SET EXERCISE
Type out the data exactly as given. Skip any image.

COLLECTED DATA
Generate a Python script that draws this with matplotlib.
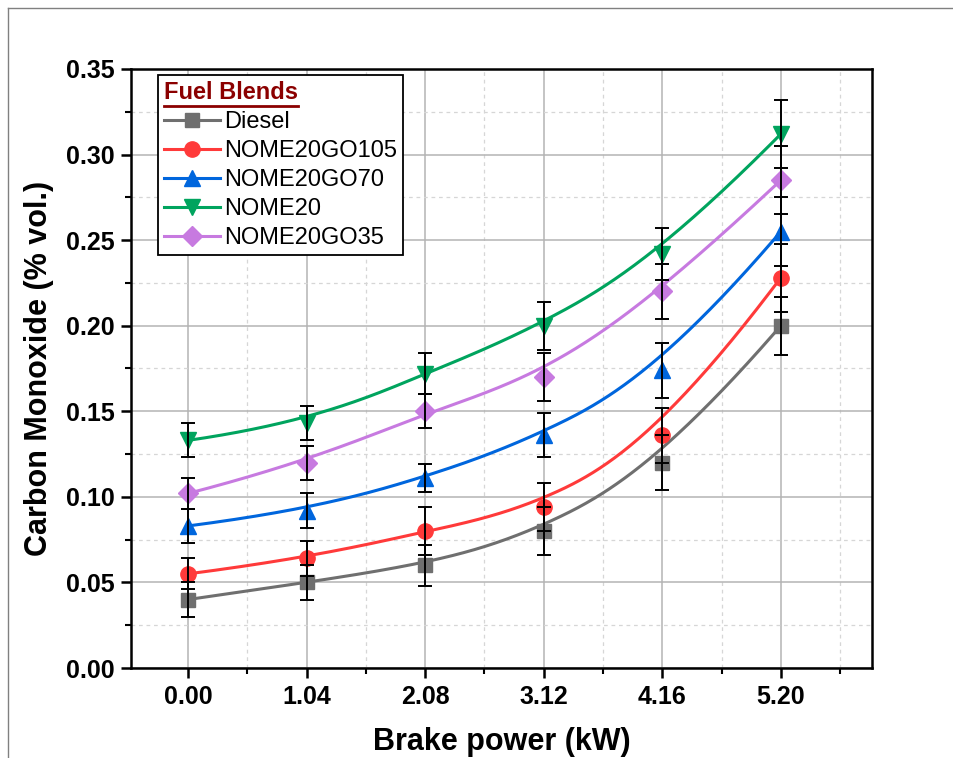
import numpy as np
import matplotlib
matplotlib.use("Agg")
import matplotlib.pyplot as plt
from matplotlib.ticker import MultipleLocator, FormatStrFormatter
from matplotlib.lines import Line2D

plt.rcParams['font.family'] = ['Liberation Sans', 'DejaVu Sans']

# Données
puissance = [0.00, 1.04, 2.08, 3.12, 4.16, 5.20]

co_diesel = [0.040, 0.050, 0.060, 0.080, 0.120, 0.200]
co_go105 = [0.055, 0.064, 0.080, 0.094, 0.136, 0.228]
co_go70 = [0.083, 0.092, 0.111, 0.136, 0.174, 0.255]
co_nome20 = [0.133, 0.143, 0.172, 0.200, 0.242, 0.312]
co_go35 = [0.102, 0.120, 0.150, 0.170, 0.220, 0.285]

err_diesel = [0.010, 0.010, 0.012, 0.014, 0.016, 0.017]
err_go105 = [0.009, 0.010, 0.014, 0.014, 0.016, 0.020]
err_go70 = [0.010, 0.010, 0.008, 0.013, 0.016, 0.020]
err_nome20 = [0.010, 0.010, 0.012, 0.014, 0.015, 0.020]
err_go35 = [0.009, 0.010, 0.010, 0.014, 0.016, 0.020]

noms = ["Diesel", "NOME20GO105", "NOME20GO70", "NOME20", "NOME20GO35"]
valeurs = [co_diesel, co_go105, co_go70, co_nome20, co_go35]
erreurs = [err_diesel, err_go105, err_go70, err_nome20, err_go35]
couleurs = ['#6f6f6f', '#ff3a3a', '#0066dd', '#00a45e', '#c77ae0']
marqueurs = ['s', 'o', '^', 'v', 'D']
tailles = [10, 11, 12, 12, 10]


def base(i, p, t, knots):
    # fonction de base B-spline (Cox-de Boor)
    if p == 0:
        return ((knots[i] <= t) & (t < knots[i + 1])).astype(float)
    res = np.zeros_like(t)
    if knots[i + p] != knots[i]:
        res += (t - knots[i]) / (knots[i + p] - knots[i]) * base(i, p - 1, t, knots)
    if knots[i + p + 1] != knots[i + 1]:
        res += (knots[i + p + 1] - t) / (knots[i + p + 1] - knots[i + 1]) * base(i + 1, p - 1, t, knots)
    return res


def bspline(xs, ys, n=300, k=3):
    m = len(xs)
    knots = np.concatenate([[0] * k, np.arange(m - k + 1), [m - k] * k]).astype(float)
    t = np.linspace(0, m - k, n)
    t[-1] -= 1e-9
    cx = np.zeros(n)
    cy = np.zeros(n)
    for i in range(m):
        b = base(i, k, t, knots)
        cx += b * xs[i]
        cy += b * ys[i]
    return cx, cy


fig = plt.figure(figsize=(9.54, 7.58), dpi=100)
ax = fig.add_axes([131 / 954, 1 - 668 / 758, (872 - 131) / 954, (668 - 69) / 758])

for nom, y, e, c, m, ms in zip(noms, valeurs, erreurs, couleurs, marqueurs, tailles):
    cx, cy = bspline(puissance, y)
    ax.plot(cx, cy, color=c, lw=2.2, zorder=3)
    ax.plot(puissance, y, linestyle='none', marker=m, color=c, ms=ms, zorder=4)
    ax.errorbar(puissance, y, yerr=e, fmt='none', ecolor='black', elinewidth=1.4,
                capsize=5, capthick=1.4, zorder=5)

ax.set_xlim(-0.5, 6.0)
ax.set_ylim(0, 0.35)
ax.set_xticks(puissance)
ax.xaxis.set_minor_locator(MultipleLocator(0.52))
ax.yaxis.set_major_locator(MultipleLocator(0.05))
ax.yaxis.set_minor_locator(MultipleLocator(0.025))
ax.xaxis.set_major_formatter(FormatStrFormatter('%.2f'))
ax.yaxis.set_major_formatter(FormatStrFormatter('%.2f'))

ax.grid(True, which='major', color='#b4b4b4', lw=1.1)
ax.grid(True, which='minor', color='#d6d6d6', lw=0.9, linestyle=(0, (3, 3)))
ax.set_axisbelow(True)

for s in ax.spines.values():
    s.set_linewidth(1.8)
ax.tick_params(which='major', direction='out', length=7, width=1.8, labelsize=18, pad=5)
ax.tick_params(which='minor', direction='out', length=4, width=1.5)
for lab in ax.get_xticklabels() + ax.get_yticklabels():
    lab.set_fontweight('bold')

ax.set_xlabel('Brake power (kW)', fontsize=22, fontweight='bold', labelpad=13)
ax.set_ylabel('Carbon Monoxide (% vol.)', fontsize=22, fontweight='bold', labelpad=8)

poignees = [Line2D([], [], color=c, marker=m, ms=ms, lw=2.2)
            for c, m, ms in zip(couleurs, marqueurs, tailles)]
leg = ax.legend(poignees, noms, loc='upper left', bbox_to_anchor=(0.036, 0.99),
                fontsize=17, title='Fuel Blends', alignment='left',
                title_fontproperties={'weight': 'bold', 'size': 17},
                frameon=True, fancybox=False, edgecolor='black', framealpha=1,
                handlelength=2.4, handletextpad=0.15, labelspacing=0.3,
                borderpad=0.25, borderaxespad=0)
leg.get_frame().set_linewidth(1.3)
leg.get_title().set_color('#8b0000')
leg.set_zorder(10)

# soulignement du titre de la légende
fig.canvas.draw()
bb = leg.get_title().get_window_extent().transformed(fig.transFigure.inverted())
fig.add_artist(Line2D([bb.x0, bb.x1], [bb.y0 - 0.003, bb.y0 - 0.003],
                      color='#8b0000', lw=2, zorder=11))

# cadre extérieur
fig.add_artist(Line2D([8 / 954, 8 / 954], [0, 1 - 8 / 758], color='#808080', lw=1))
fig.add_artist(Line2D([8 / 954, 1], [1 - 8 / 758, 1 - 8 / 758], color='#808080', lw=1))

plt.savefig('out.png', dpi=100)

OUTPUT FOR THIS TASK
Generate a Python script that draws this with matplotlib.
import numpy as np
import matplotlib
matplotlib.use("Agg")
import matplotlib.pyplot as plt
from matplotlib.ticker import MultipleLocator, FormatStrFormatter
from matplotlib.lines import Line2D

plt.rcParams['font.family'] = ['Liberation Sans', 'DejaVu Sans']

# Données
puissance = [0.00, 1.04, 2.08, 3.12, 4.16, 5.20]

co_diesel = [0.040, 0.050, 0.060, 0.080, 0.120, 0.200]
co_go105 = [0.055, 0.064, 0.080, 0.094, 0.136, 0.228]
co_go70 = [0.083, 0.092, 0.111, 0.136, 0.174, 0.255]
co_nome20 = [0.133, 0.143, 0.172, 0.200, 0.242, 0.312]
co_go35 = [0.102, 0.120, 0.150, 0.170, 0.220, 0.285]

err_diesel = [0.010, 0.010, 0.012, 0.014, 0.016, 0.017]
err_go105 = [0.009, 0.010, 0.014, 0.014, 0.016, 0.020]
err_go70 = [0.010, 0.010, 0.008, 0.013, 0.016, 0.020]
err_nome20 = [0.010, 0.010, 0.012, 0.014, 0.015, 0.020]
err_go35 = [0.009, 0.010, 0.010, 0.014, 0.016, 0.020]

noms = ["Diesel", "NOME20GO105", "NOME20GO70", "NOME20", "NOME20GO35"]
valeurs = [co_diesel, co_go105, co_go70, co_nome20, co_go35]
erreurs = [err_diesel, err_go105, err_go70, err_nome20, err_go35]
couleurs = ['#6f6f6f', '#ff3a3a', '#0066dd', '#00a45e', '#c77ae0']
marqueurs = ['s', 'o', '^', 'v', 'D']
tailles = [10, 11, 12, 12, 10]


def base(i, p, t, knots):
    # fonction de base B-spline (Cox-de Boor)
    if p == 0:
        return ((knots[i] <= t) & (t < knots[i + 1])).astype(float)
    res = np.zeros_like(t)
    if knots[i + p] != knots[i]:
        res += (t - knots[i]) / (knots[i + p] - knots[i]) * base(i, p - 1, t, knots)
    if knots[i + p + 1] != knots[i + 1]:
        res += (knots[i + p + 1] - t) / (knots[i + p + 1] - knots[i + 1]) * base(i + 1, p - 1, t, knots)
    return res


def bspline(xs, ys, n=300, k=3):
    m = len(xs)
    knots = np.concatenate([[0] * k, np.arange(m - k + 1), [m - k] * k]).astype(float)
    t = np.linspace(0, m - k, n)
    t[-1] -= 1e-9
    cx = np.zeros(n)
    cy = np.zeros(n)
    for i in range(m):
        b = base(i, k, t, knots)
        cx += b * xs[i]
        cy += b * ys[i]
    return cx, cy


fig = plt.figure(figsize=(9.54, 7.58), dpi=100)
ax = fig.add_axes([131 / 954, 1 - 668 / 758, (872 - 131) / 954, (668 - 69) / 758])

for nom, y, e, c, m, ms in zip(noms, valeurs, erreurs, couleurs, marqueurs, tailles):
    cx, cy = bspline(puissance, y)
    ax.plot(cx, cy, color=c, lw=2.2, zorder=3)
    ax.plot(puissance, y, linestyle='none', marker=m, color=c, ms=ms, zorder=4)
    ax.errorbar(puissance, y, yerr=e, fmt='none', ecolor='black', elinewidth=1.4,
                capsize=5, capthick=1.4, zorder=5)

ax.set_xlim(-0.5, 6.0)
ax.set_ylim(0, 0.35)
ax.set_xticks(puissance)
ax.xaxis.set_minor_locator(MultipleLocator(0.52))
ax.yaxis.set_major_locator(MultipleLocator(0.05))
ax.yaxis.set_minor_locator(MultipleLocator(0.025))
ax.xaxis.set_major_formatter(FormatStrFormatter('%.2f'))
ax.yaxis.set_major_formatter(FormatStrFormatter('%.2f'))

ax.grid(True, which='major', color='#b4b4b4', lw=1.1)
ax.grid(True, which='minor', color='#d6d6d6', lw=0.9, linestyle=(0, (3, 3)))
ax.set_axisbelow(True)

for s in ax.spines.values():
    s.set_linewidth(1.8)
ax.tick_params(which='major', direction='out', length=7, width=1.8, labelsize=18, pad=5)
ax.tick_params(which='minor', direction='out', length=4, width=1.5)
for lab in ax.get_xticklabels() + ax.get_yticklabels():
    lab.set_fontweight('bold')

ax.set_xlabel('Brake power (kW)', fontsize=22, fontweight='bold', labelpad=13)
ax.set_ylabel('Carbon Monoxide (% vol.)', fontsize=22, fontweight='bold', labelpad=8)

poignees = [Line2D([], [], color=c, marker=m, ms=ms, lw=2.2)
            for c, m, ms in zip(couleurs, marqueurs, tailles)]
leg = ax.legend(poignees, noms, loc='upper left', bbox_to_anchor=(0.036, 0.99),
                fontsize=17, title='Fuel Blends', alignment='left',
                title_fontproperties={'weight': 'bold', 'size': 17},
                frameon=True, fancybox=False, edgecolor='black', framealpha=1,
                handlelength=2.4, handletextpad=0.15, labelspacing=0.3,
                borderpad=0.25, borderaxespad=0)
leg.get_frame().set_linewidth(1.3)
leg.get_title().set_color('#8b0000')
leg.set_zorder(10)

# soulignement du titre de la légende
fig.canvas.draw()
bb = leg.get_title().get_window_extent().transformed(fig.transFigure.inverted())
fig.add_artist(Line2D([bb.x0, bb.x1], [bb.y0 - 0.003, bb.y0 - 0.003],
                      color='#8b0000', lw=2, zorder=11))

# cadre extérieur
fig.add_artist(Line2D([8 / 954, 8 / 954], [0, 1 - 8 / 758], color='#808080', lw=1))
fig.add_artist(Line2D([8 / 954, 1], [1 - 8 / 758, 1 - 8 / 758], color='#808080', lw=1))

plt.savefig('out.png', dpi=100)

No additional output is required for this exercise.